Items from a dataset:
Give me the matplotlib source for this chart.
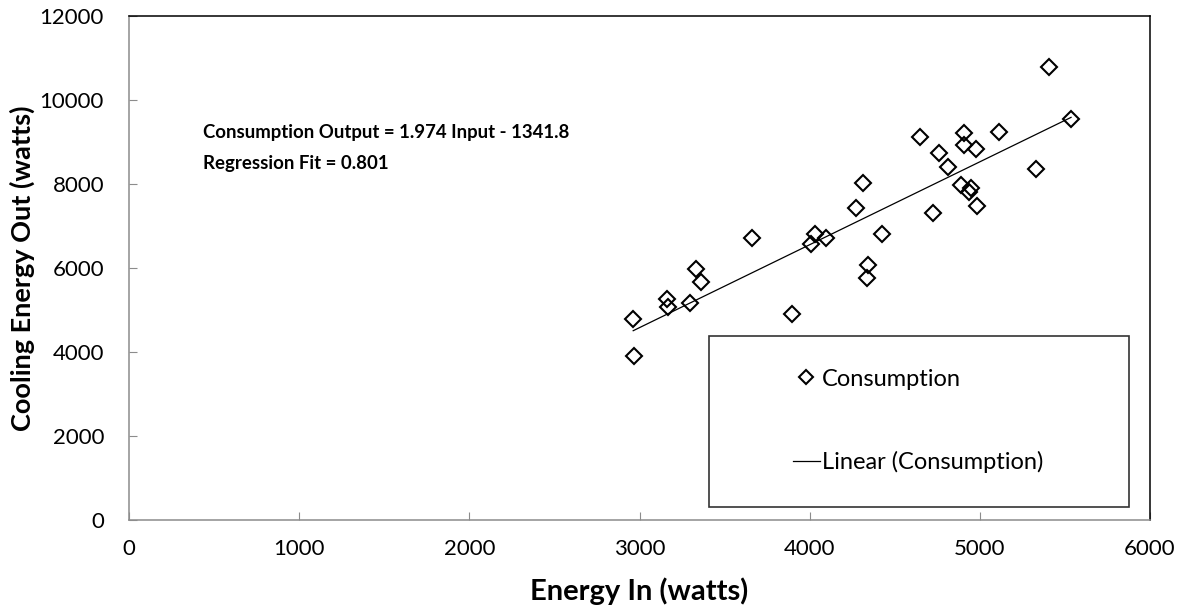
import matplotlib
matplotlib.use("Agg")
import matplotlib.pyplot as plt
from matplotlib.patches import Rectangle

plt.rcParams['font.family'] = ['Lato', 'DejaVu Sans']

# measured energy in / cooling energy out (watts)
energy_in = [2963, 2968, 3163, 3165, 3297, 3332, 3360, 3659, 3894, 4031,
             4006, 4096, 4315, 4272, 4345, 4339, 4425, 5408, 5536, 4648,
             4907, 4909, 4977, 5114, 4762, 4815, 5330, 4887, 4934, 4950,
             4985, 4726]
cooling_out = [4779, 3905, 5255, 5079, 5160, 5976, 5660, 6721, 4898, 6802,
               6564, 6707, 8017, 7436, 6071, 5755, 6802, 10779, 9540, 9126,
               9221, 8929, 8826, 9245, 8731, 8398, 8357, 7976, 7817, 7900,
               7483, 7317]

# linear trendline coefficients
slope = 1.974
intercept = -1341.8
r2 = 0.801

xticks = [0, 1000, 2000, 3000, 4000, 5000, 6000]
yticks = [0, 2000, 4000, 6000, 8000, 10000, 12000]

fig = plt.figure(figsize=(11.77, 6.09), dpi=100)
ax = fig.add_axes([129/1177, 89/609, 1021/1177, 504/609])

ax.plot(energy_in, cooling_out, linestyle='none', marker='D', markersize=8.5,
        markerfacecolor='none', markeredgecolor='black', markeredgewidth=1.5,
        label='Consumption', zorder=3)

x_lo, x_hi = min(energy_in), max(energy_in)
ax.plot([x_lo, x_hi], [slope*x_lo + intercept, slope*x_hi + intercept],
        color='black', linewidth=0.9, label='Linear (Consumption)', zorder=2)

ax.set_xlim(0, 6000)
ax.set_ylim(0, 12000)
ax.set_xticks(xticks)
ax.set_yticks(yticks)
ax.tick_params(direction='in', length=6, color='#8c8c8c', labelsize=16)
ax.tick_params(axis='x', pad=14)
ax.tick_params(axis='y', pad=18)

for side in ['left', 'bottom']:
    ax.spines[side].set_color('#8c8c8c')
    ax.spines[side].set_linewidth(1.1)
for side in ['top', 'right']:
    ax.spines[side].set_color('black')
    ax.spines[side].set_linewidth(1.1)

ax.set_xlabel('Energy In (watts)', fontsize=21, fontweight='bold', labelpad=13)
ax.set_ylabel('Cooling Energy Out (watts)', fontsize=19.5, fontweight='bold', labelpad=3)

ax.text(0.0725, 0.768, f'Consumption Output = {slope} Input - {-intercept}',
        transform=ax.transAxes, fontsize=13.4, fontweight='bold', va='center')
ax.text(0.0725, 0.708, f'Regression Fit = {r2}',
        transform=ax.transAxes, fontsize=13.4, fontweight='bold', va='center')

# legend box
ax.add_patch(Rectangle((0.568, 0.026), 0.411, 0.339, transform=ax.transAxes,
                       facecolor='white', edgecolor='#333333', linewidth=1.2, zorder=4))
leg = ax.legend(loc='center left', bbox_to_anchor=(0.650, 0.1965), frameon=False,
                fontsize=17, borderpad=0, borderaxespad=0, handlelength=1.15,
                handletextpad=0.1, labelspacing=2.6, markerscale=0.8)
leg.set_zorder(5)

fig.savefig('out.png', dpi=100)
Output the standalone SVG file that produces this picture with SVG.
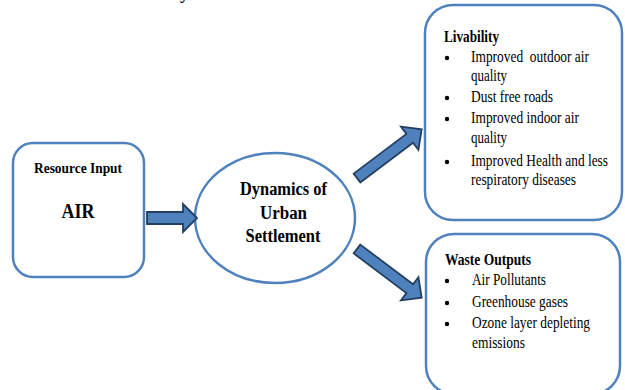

- [Objective]: Copy nothing but the lines from the first one in the listing through the line with "ax = fig.add_axes([129/1177, 89/609, 1021/1177, 504/609])", and omit the pictures.

- [The solution]:
Give me the matplotlib source for this chart.
import matplotlib
matplotlib.use("Agg")
import matplotlib.pyplot as plt
from matplotlib.patches import Rectangle

plt.rcParams['font.family'] = ['Lato', 'DejaVu Sans']

# measured energy in / cooling energy out (watts)
energy_in = [2963, 2968, 3163, 3165, 3297, 3332, 3360, 3659, 3894, 4031,
             4006, 4096, 4315, 4272, 4345, 4339, 4425, 5408, 5536, 4648,
             4907, 4909, 4977, 5114, 4762, 4815, 5330, 4887, 4934, 4950,
             4985, 4726]
cooling_out = [4779, 3905, 5255, 5079, 5160, 5976, 5660, 6721, 4898, 6802,
               6564, 6707, 8017, 7436, 6071, 5755, 6802, 10779, 9540, 9126,
               9221, 8929, 8826, 9245, 8731, 8398, 8357, 7976, 7817, 7900,
               7483, 7317]

# linear trendline coefficients
slope = 1.974
intercept = -1341.8
r2 = 0.801

xticks = [0, 1000, 2000, 3000, 4000, 5000, 6000]
yticks = [0, 2000, 4000, 6000, 8000, 10000, 12000]

fig = plt.figure(figsize=(11.77, 6.09), dpi=100)
ax = fig.add_axes([129/1177, 89/609, 1021/1177, 504/609])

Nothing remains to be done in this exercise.